Peach & pecan upside down cake (makes 2 x 20cm cakes but very easily halveable if you don't want two)

150g butter 
250g golden caster sugar
2 large eggs
250g wholemeal self raising flour
¼ tsp baking powder 
pinch of salt 
¼ tsp freshly grated nutmeg
1 tsp vanilla extract 
150ml-ish buttermilk 
100g pecan nuts, chunkily chopped
100g sugar, extra & 25g butter, extra OR 100g good quality peach jam
4 peaches, peeled and cut into quarters

Bourbon or Southern Comfort to serve - optional


Preheat oven to 160C. Line 2 20cm sandwich tins with tin liners (it's oozy - you really do need to use either an old-school solid tin and grease it really well or use tin liners if you only have springform or loose-based tins)
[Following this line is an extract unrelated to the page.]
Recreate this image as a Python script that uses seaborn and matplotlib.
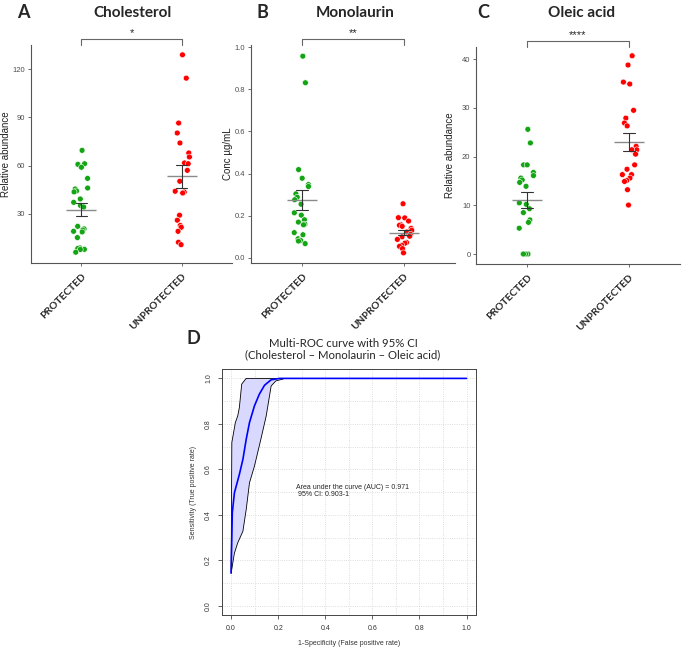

Line the base of the tins with peach jam or caramel (made with the 100g sugar, a splash of water and the butter). Arrange the quartered peaches on top of it.

Cream the butter and sugar until light and fluffy, then add the eggs, one at a time. Combine the flour, baking powder, salt and nutmeg. Fold the dry ingredients into the creamed mixture in two batches, alternating with the buttermilk. It may need a little more buttermilk - you don't want a stiff batter, but you don't want it runny, either. Fold in the vanilla and pecan nuts.

Divide the batter between the two tins and bake for 50 minutes- 1 hr or until well risen and browned. The skewer test might give a false reading because of the gooey bottom.

Allow to cool in the tin for 10 minutes before turning out. Serve warm as a dessert (flamed with bourbon and served with brown butter pecan ice cream is particularly fab), or cool completely to serve with tea.

It'll keep for 2-3 days in the fridge, and even once it's started to get a bit stale, a zap in the microwave with a splash of bourbon or Southern Comfort on it will perk it right up. Which is what my colleague and I did at work last Wednesday when we were in utter despair over the US election results.